Une église autrefois surplombait la jonction. Des églises, la ville de Québec en a bien trop, certaines sont reconverties en bureaux ou en gîtes pour sans-abri, ou en maison des écrivains c’est en cours, mais elles ont peu d’intérêt architectural et ne témoignent que de la longue main-mise des Jésuites, le clergé est encore ici un gigantesque et anachronique propriétaire terrien.

Lorsque arrivèrent les autoroutes, cette église devait être démolie, et on avait paraît-il arraché in extremis la préservation du choeur au titre du patrimoine historique, et au privilège de l’ancienneté. Alors il restait ce pan troué, signe esthétique fort, mais probablement pas l’esthétique des affairistes et de la com’.

Y a-t-il une ville quelque part qui ne soit pas malade du monde ?

Avec ses tags et ses fresques, c’était un signe urbain aussi majestueux qu’inutile : presque une touche de la fluide Montréal dans la digne et vieille Québec. De la grande avenue qui descend du boulevard Levesque vers la côte d’Abraham, elle signait l’emprise de l’urbain sur son cap, dans l’immensité naturelle qu’ici on surplombait, et le majestueux éloignement du fleuve vers son estuaire. En janvier elle a été rasée, et depuis c’est un terrain vague – ciment gris éclaté au sol, entouré de grillages.

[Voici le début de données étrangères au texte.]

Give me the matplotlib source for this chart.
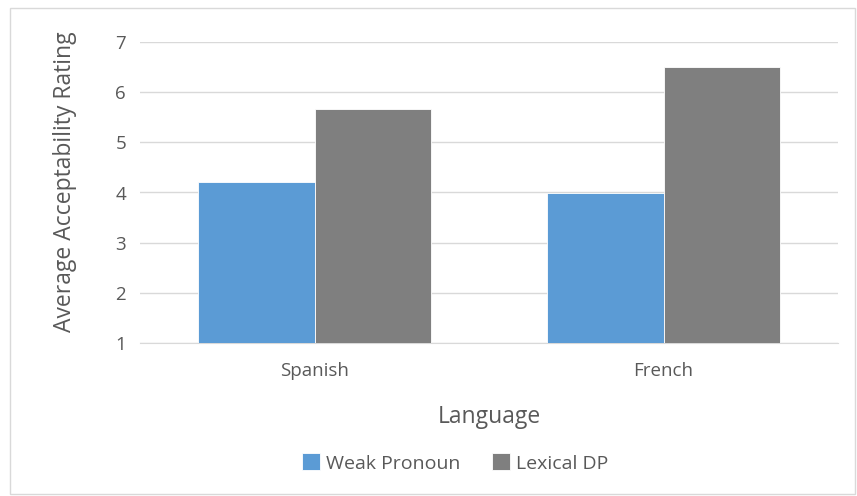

Motif : elle servait de défi d’escalade à des gamins, la nuit, c’était dangereux, alors raser. Motif plus sérieux : un hôtel de prestige va être construit ici, et tant pis pour l’horizon, il sera réservé aux clients.

Cette vidéo en est le principal héritage, elle a été considérablement vue :

Pour certains, c’était une fête, pour d’autres non, d’autres ont privilégié l’approche technique, et les pierres ont paraît-il été récupérées par un sculpteur pour décorer le hall du futur hôtel. Maintenant de toute façon c’est fini, on n’en parle plus.

Après tout, la démarche des Urbainculteurs, qui développent les cultures potagères sur les toits plats de ciment de la ville, font des expéditions commando pour lâcher des graines de courges sur les pelouses publiques, est bien plus intéressante – changement de paradigme, et je veux bien en être (voir Pechakucha).

Là, qu’au-dessus de ma table il n’y a plus mes livres, tout d’un coup je la revois, qui symbolisait si bien Québec, les quatre premiers mois qu’on la voisinait au quotidien – optique de ciment pour capter l’horizon géant, maintenant propriété privée.